**Collected data**
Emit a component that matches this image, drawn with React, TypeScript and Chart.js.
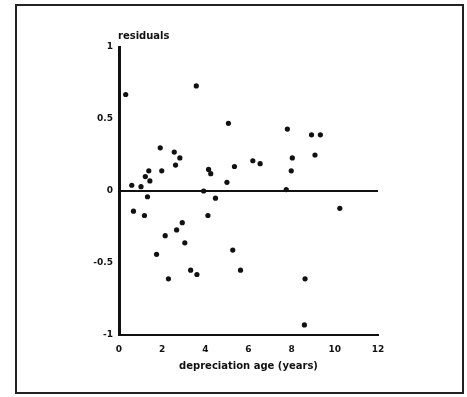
import React, { useEffect, useRef } from "react";
import { Chart, registerables } from "chart.js";

Chart.register(...registerables);

const ageYears: number[] = [
  0.31, 3.58, 5.07, 1.91, 2.56, 2.82, 2.62, 1.98, 1.38, 1.22, 1.43, 0.59, 1.02, 1.32,
  4.15, 4.25, 5.0, 5.35, 6.2, 6.54, 3.92, 4.47, 7.8, 8.92, 9.33, 8.03, 9.08, 7.98,
  7.75, 10.23, 0.67, 1.18, 2.14, 2.67, 2.93, 3.05, 1.74, 2.29, 3.32, 3.61, 4.12,
  5.27, 5.63, 8.62, 8.59,
];
const residuals: number[] = [
  0.67, 0.73, 0.47, 0.3, 0.27, 0.23, 0.18, 0.14, 0.14, 0.1, 0.07, 0.04, 0.03, -0.04,
  0.15, 0.12, 0.06, 0.17, 0.21, 0.19, 0.0, -0.05, 0.43, 0.39, 0.39, 0.23, 0.25, 0.14,
  0.01, -0.12, -0.14, -0.17, -0.31, -0.27, -0.22, -0.36, -0.44, -0.61, -0.55, -0.58,
  -0.17, -0.41, -0.55, -0.61, -0.93,
];
const xTickValues: number[] = [0, 2, 4, 6, 8, 10, 12];
const yTickLabels: Record<string, string> = { "1": "1", "0.5": "0.5", "0": "0", "-0.5": "-0.5", "-1": "-1" };
const xTitle = "depreciation age (years)";
const yTitle = "residuals";

const INK = "#111";
const FONT = "'DejaVu Sans', sans-serif";

export default function App() {
  const ref = useRef<HTMLCanvasElement>(null);

  useEffect(() => {
    if (!ref.current) return;
    const points = ageYears.map((x, i) => ({ x, y: residuals[i] }));
    const yTitlePlugin = {
      id: "yTitleTop",
      afterDraw(chart: any) {
        const c = chart.ctx;
        c.save();
        c.font = `bold 10px ${FONT}`;
        c.fillStyle = INK;
        c.textAlign = "left";
        c.textBaseline = "middle";
        c.fillText(yTitle, chart.chartArea.left - 1, chart.chartArea.top - 11);
        c.restore();
      },
    };
    const chart = new Chart(ref.current, {
      type: "scatter",
      data: {
        datasets: [
          {
            data: points,
            backgroundColor: INK,
            borderColor: INK,
            pointRadius: 2.6,
            pointBorderWidth: 0,
          },
        ],
      },
      options: {
        animation: false,
        responsive: false,
        layout: { padding: { top: 47, right: 89, left: 0, bottom: 25 } },
        plugins: { legend: { display: false }, tooltip: { enabled: false } },
        scales: {
          x: {
            type: "linear",
            min: 0,
            max: 12,
            afterBuildTicks: (scale: any) => {
              scale.ticks = xTickValues.map((v) => ({ value: v }));
            },
            afterFit: (scale: any) => {
              scale.height = 37;
            },
            grid: { display: true, color: "transparent", drawTicks: false },
            border: { display: true, color: INK, width: 2 },
            ticks: {
              padding: 9,
              color: INK,
              font: { family: FONT, size: 9, weight: "bold" },
              callback: (v: any) => String(v),
            },
            title: {
              display: true,
              text: xTitle,
              color: INK,
              font: { family: FONT, size: 10, weight: "bold" },
              padding: { top: 4, bottom: 0 },
            },
          },
          y: {
            type: "linear",
            min: -1,
            max: 1,
            ticks: {
              stepSize: 0.5,
              padding: 6,
              color: INK,
              font: { family: FONT, size: 9, weight: "bold" },
              callback: (v: any) => yTickLabels[String(v)] ?? "",
            },
            afterFit: (scale: any) => {
              scale.width = 119;
            },
            grid: {
              display: true,
              drawTicks: false,
              color: (ctx: any) => (ctx.tick && ctx.tick.value === 0 ? INK : "transparent"),
              lineWidth: 2,
            },
            border: { display: true, color: INK, width: 3 },
          },
        },
      },
      plugins: [yTitlePlugin],
    } as any);
    return () => chart.destroy();
  }, []);

  return (
    <div style={{ position: "fixed", left: 0, top: 0, width: 467, height: 397, background: "#fff" }}>
      <div
        style={{
          position: "absolute",
          left: 15,
          top: 4,
          width: 445,
          height: 386,
          border: "2px solid #222",
        }}
      />
      <canvas ref={ref} width={467} height={397} style={{ position: "absolute", left: 0, top: 0 }} />
    </div>
  );
}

**What you will do**
Exclude every picture and copy the remaining data exactly.

**Solution below**
Emit a component that matches this image, drawn with React, TypeScript and Chart.js.
import React, { useEffect, useRef } from "react";
import { Chart, registerables } from "chart.js";

Chart.register(...registerables);

const ageYears: number[] = [
  0.31, 3.58, 5.07, 1.91, 2.56, 2.82, 2.62, 1.98, 1.38, 1.22, 1.43, 0.59, 1.02, 1.32,
  4.15, 4.25, 5.0, 5.35, 6.2, 6.54, 3.92, 4.47, 7.8, 8.92, 9.33, 8.03, 9.08, 7.98,
  7.75, 10.23, 0.67, 1.18, 2.14, 2.67, 2.93, 3.05, 1.74, 2.29, 3.32, 3.61, 4.12,
  5.27, 5.63, 8.62, 8.59,
];
const residuals: number[] = [
  0.67, 0.73, 0.47, 0.3, 0.27, 0.23, 0.18, 0.14, 0.14, 0.1, 0.07, 0.04, 0.03, -0.04,
  0.15, 0.12, 0.06, 0.17, 0.21, 0.19, 0.0, -0.05, 0.43, 0.39, 0.39, 0.23, 0.25, 0.14,
  0.01, -0.12, -0.14, -0.17, -0.31, -0.27, -0.22, -0.36, -0.44, -0.61, -0.55, -0.58,
  -0.17, -0.41, -0.55, -0.61, -0.93,
];
const xTickValues: number[] = [0, 2, 4, 6, 8, 10, 12];
const yTickLabels: Record<string, string> = { "1": "1", "0.5": "0.5", "0": "0", "-0.5": "-0.5", "-1": "-1" };
const xTitle = "depreciation age (years)";
const yTitle = "residuals";

const INK = "#111";
const FONT = "'DejaVu Sans', sans-serif";

export default function App() {
  const ref = useRef<HTMLCanvasElement>(null);

  useEffect(() => {
    if (!ref.current) return;
    const points = ageYears.map((x, i) => ({ x, y: residuals[i] }));
    const yTitlePlugin = {
      id: "yTitleTop",
      afterDraw(chart: any) {
        const c = chart.ctx;
        c.save();
        c.font = `bold 10px ${FONT}`;
        c.fillStyle = INK;
        c.textAlign = "left";
        c.textBaseline = "middle";
        c.fillText(yTitle, chart.chartArea.left - 1, chart.chartArea.top - 11);
        c.restore();
      },
    };
    const chart = new Chart(ref.current, {
      type: "scatter",
      data: {
        datasets: [
          {
            data: points,
            backgroundColor: INK,
            borderColor: INK,
            pointRadius: 2.6,
            pointBorderWidth: 0,
          },
        ],
      },
      options: {
        animation: false,
        responsive: false,
        layout: { padding: { top: 47, right: 89, left: 0, bottom: 25 } },
        plugins: { legend: { display: false }, tooltip: { enabled: false } },
        scales: {
          x: {
            type: "linear",
            min: 0,
            max: 12,
            afterBuildTicks: (scale: any) => {
              scale.ticks = xTickValues.map((v) => ({ value: v }));
            },
            afterFit: (scale: any) => {
              scale.height = 37;
            },
            grid: { display: true, color: "transparent", drawTicks: false },
            border: { display: true, color: INK, width: 2 },
            ticks: {
              padding: 9,
              color: INK,
              font: { family: FONT, size: 9, weight: "bold" },
              callback: (v: any) => String(v),
            },
            title: {
              display: true,
              text: xTitle,
              color: INK,
              font: { family: FONT, size: 10, weight: "bold" },
              padding: { top: 4, bottom: 0 },
            },
          },
          y: {
            type: "linear",
            min: -1,
            max: 1,
            ticks: {
              stepSize: 0.5,
              padding: 6,
              color: INK,
              font: { family: FONT, size: 9, weight: "bold" },
              callback: (v: any) => yTickLabels[String(v)] ?? "",
            },
            afterFit: (scale: any) => {
              scale.width = 119;
            },
            grid: {
              display: true,
              drawTicks: false,
              color: (ctx: any) => (ctx.tick && ctx.tick.value === 0 ? INK : "transparent"),
              lineWidth: 2,
            },
            border: { display: true, color: INK, width: 3 },
          },
        },
      },
      plugins: [yTitlePlugin],
    } as any);
    return () => chart.destroy();
  }, []);

  return (
    <div style={{ position: "fixed", left: 0, top: 0, width: 467, height: 397, background: "#fff" }}>
      <div
        style={{
          position: "absolute",
          left: 15,
          top: 4,
          width: 445,
          height: 386,
          border: "2px solid #222",
        }}
      />
      <canvas ref={ref} width={467} height={397} style={{ position: "absolute", left: 0, top: 0 }} />
    </div>
  );
}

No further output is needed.